Nous ne conseillons que ce qui nous plaît. Donc loin de moi l’idée de rien conseiller. En revanche, si vous me posez la question de savoir ce que j’aime, alors je crois avoir déjà un peu répondu… J’ai trouvé à titre très personnel dans la littérature de la fin du XIX eme et du début du XX eme le terreau à mes propres questionnements. Les auteurs que j’ai cités, mais aussi Mauriac, Green, ou Henri Troyat que j’ai découvert il y a deux, trois ans avec un roman saisissant, Le vivier. Mais j’entretiens un amour particulier pour les auteurs britanniques, des sœurs Brontë à Daphné du Maurier. J’aime cette dernière par-dessus tout car elle a cette capacité à fouiller les profondeurs les plus sombres de l’âme humaine tout en nous apportant au final beaucoup de lumière et de paix, et sans oublier son sens du récit, qui garde le lecteur toujours en éveil. Tant de ses pages sont des vertiges… Maupassant aussi me procure ce genre d’émotions. Je suis en train de relire certaines de ses nouvelles. C’est délicieusement cruel, terriblement vrai. La paix alors qui peut jaillir parfois dans toute cette horreur n’en paraît que plus lumineuse et dense.
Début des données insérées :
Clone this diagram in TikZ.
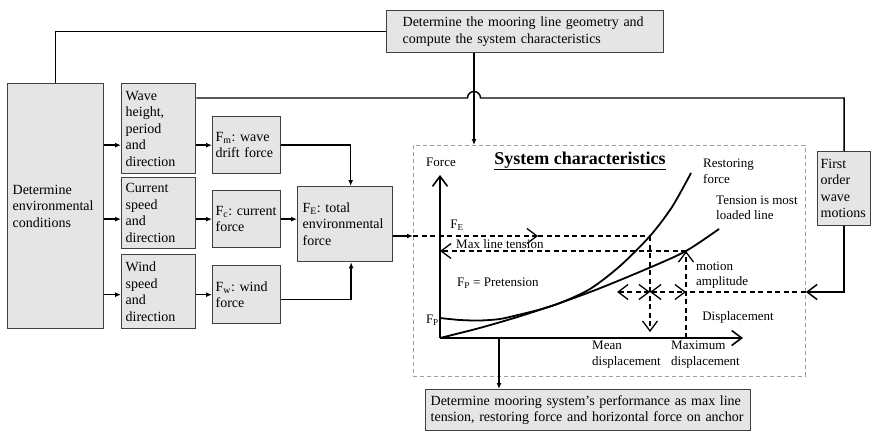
\documentclass[tikz,border=0pt]{standalone}
\usepackage{fontspec}
\setmainfont{Liberation Serif}
\usetikzlibrary{arrows.meta}
\newcommand\boxfont{\fontsize{14}{16.5}\selectfont\frenchspacing\hyphenpenalty=10000 }
\newcommand\chartfont{\fontsize{13}{15.5}\selectfont\frenchspacing}
\begin{document}
\begin{tikzpicture}[
  x=1pt,y=-1pt,
  bx/.style={draw=black!75,line width=1.3pt,fill=gray!20,anchor=north west,align=left,
             inner xsep=4pt,inner ysep=0pt,font=\boxfont},
  lbl/.style={inner sep=0pt,align=left,font=\chartfont},
  ln/.style={line width=1.4pt},
  arr/.style={line width=1.4pt,-{Latex[length=6pt,width=5pt]}},
  dl/.style={line width=1.3pt,dash pattern=on 5pt off 3.5pt},
  curve/.style={line width=1.8pt},
  OpenV/.tip={Straight Barb[length=10pt,width=15pt]}
]
  \useasboundingbox (0,0) rectangle (871,431);
  \node[bx,inner xsep=16pt,text width=245pt,minimum height=42pt] (geom) at (386,10)
    {Determine the mooring line geometry and\\compute the system characteristics};
  \node[bx,inner xsep=5pt,text width=86pt,minimum height=245pt] (env) at (7,83)
    {Determine\\environmental\\conditions};
  \node[bx,text width=66pt,minimum height=90pt] (wave)    at (121,83)  {Wave\\height,\\period\\and\\direction};
  \node[bx,text width=66pt,minimum height=71pt] (current) at (121,177) {Current\\speed\\and\\direction};
  \node[bx,text width=66pt,minimum height=74pt] (wind)    at (121,254) {Wind\\speed\\and\\direction};
  \node[bx,inner xsep=3pt,text width=62pt,minimum height=57pt] (fm) at (212,116) {F\textsubscript{m}: wave\\drift force};
  \node[bx,inner xsep=3pt,text width=62pt,minimum height=57pt] (fc) at (212,190) {F\textsubscript{c}: current\\force};
  \node[bx,inner xsep=3pt,text width=62pt,minimum height=58pt] (fw) at (212,265) {F\textsubscript{w}: wind\\force};
  \node[bx,inner xsep=5pt,text width=85pt,minimum height=75pt] (fe) at (297,186)
    {F\textsubscript{E}: total\\environmental\\force};
  \node[bx,inner xsep=3pt,text width=47pt,minimum height=74pt] (first) at (817,151)
    {First\\order\\wave\\motions};
  \node[bx,inner xsep=5pt,text width=315pt,minimum height=41pt] (perf) at (425,389)
    {Determine mooring system's performance as max line\\tension, restoring force and horizontal force on anchor};
  \node[draw=gray!75,line width=0.9pt,dash pattern=on 4pt off 3pt,anchor=north west,inner sep=0pt,
        minimum width=392pt,minimum height=231pt] (frame) at (413,145) {};

  \coordinate (hop)  at (474,98);
  \coordinate (O)    at (440,338);
  \coordinate (ytop) at (440,175);
  \coordinate (xend) at (743,338);
  \coordinate (fE)   at (650,236);
  \coordinate (fEa)  at (538,236);
  \coordinate (mt)   at (686,251);
  \coordinate (mean) at (650,332);
  \coordinate (amp)  at (650,292);
  \coordinate (ampl) at (617,292);
  \coordinate (po)   at (499,338);

  \draw[ln] (geom.west) -| (env.north);
  \draw[arr] (geom.south -| hop) -- (frame.north -| hop);
  \draw[ln] (wave.east |- hop) -- ([xshift=-6.5pt]hop) arc[start angle=180,end angle=0,radius=6.5pt]
    -- (first.north |- hop) -- (first.north);
  \draw[arr] (env.east |- fm.west) -- (wave.west |- fm.west);
  \draw[arr] (wave.east |- fm.west) -- (fm.west);
  \draw[arr] (env.east |- fc.west) -- (current.west |- fc.west);
  \draw[arr] (current.east |- fc.west) -- (fc.west);
  \draw[arr] (env.east |- fw.west) -- (wind.west |- fw.west);
  \draw[arr] (wind.east |- fw.west) -- (fw.west);
  \draw[arr] (fm.east) -| ([xshift=5.5pt]fe.north);
  \draw[arr] (fc.east) -- (fe.west |- fc.east);
  \draw[arr] ([yshift=-5pt]fw.east) -| ([xshift=6pt]fe.south);
  \draw[arr] (fe.east |- fE) -- (frame.west |- fE);
  \draw[line width=1.5pt,-OpenV] (first.south) |- (frame.east |- amp);
  \draw[arr] (po) -- (perf.north -| po);

  \draw[line width=1.6pt,-OpenV] (O) -- (ytop);
  \draw[line width=1.6pt,-OpenV] (O) -- (xend);
  \draw[curve] plot[smooth] coordinates {(440,318) (460,320) (480,320.5) (500,319) (520,314.5)
    (540,309.5) (560,303) (590,289) (620,266) (650,236) (672,207) (691,173)};
  \draw[curve] plot[smooth] coordinates {(440,338) (480,327.9) (520,316.2) (560,303) (600,288.2)
    (650,267.5) (686,251) (719,229)};

  \draw[dl,-OpenV] (frame.west |- fE) -- (fEa);
  \draw[dl] (fEa) -- (fE);
  \draw[dl,-OpenV] (mt) -- (mt -| O);
  \draw[dl,-OpenV] (fE) -- (mean);
  \draw[dl,-OpenV] (mt |- O) -- (mt);
  \draw[dl] (frame.east |- amp) -- (mt |- amp);
  \draw[dl,OpenV-OpenV] (ampl) -- (amp);
  \draw[dl,OpenV-OpenV] (amp) -- (mt |- amp);

  \node[lbl] (forcelbl) at (441,162) {Force};
  \node[inner sep=0pt,font=\fontsize{18}{20}\selectfont\bfseries] (title) at (580,161)
    {\underline{System characteristics}};
  \node[lbl,anchor=west] (restlbl) at (703,171.5) {Restoring\\force};
  \node[lbl,anchor=west] (tenslbl) at (716,208) {Tension is most\\loaded line};
  \node[lbl] (felbl) at (457,225) {F\textsubscript{E}};
  \node[lbl,anchor=west] (maxlbl) at (456,244) {Max line tension};
  \node[lbl,anchor=west] (prelbl) at (457,283) {F\textsubscript{P} = Pretension};
  \node[lbl,anchor=east] (fplbl) at (439,320) {F\textsubscript{P}};
  \node[lbl,anchor=west] (amplbl) at (696,275) {motion\\amplitude};
  \node[lbl] (displbl) at (738,317) {Displacement};
  \node[lbl,anchor=north west] (meanlbl) at (592,341) {Mean\\displacement};
  \node[lbl,anchor=north west] (maxdlbl) at (671,341) {Maximum\\displacement};
\end{tikzpicture}
\end{document}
C’est la vie. Mais je crois que le roman qui m’aura le plus marqué jusqu’ici reste L’étranger de Camus. Chaque mot de ce roman semble décortiquer notre condition humaine, encore aujourd’hui, aujourd’hui encore plus que jamais… C’est puissant. Quelle force visionnaire.


***Qu’est-ce qui vous a le plus marqué dans votre vie d’auteur ?

Le fait de comprendre que je n’écrirais jamais aussi bien. Et le jour où j’ai donc décidé de renoncer à écrire, du moins des romans.


***Enfin, si vous aviez une baguette magique qui vous permettrait de vous faire entendre du monde entier pendant 10 secondes, quel serait votre message ?

Je crois au fond que je ne dirais rien. Combattre l’absurde est une utopie. Et il y a donc bien longtemps que j’y ai renoncé. Je ne crée plus pour tenter de changer le monde, mais pour conserver simplement ma petite part d’humanité.


Merci Sauveur Carlus pour vos réponses.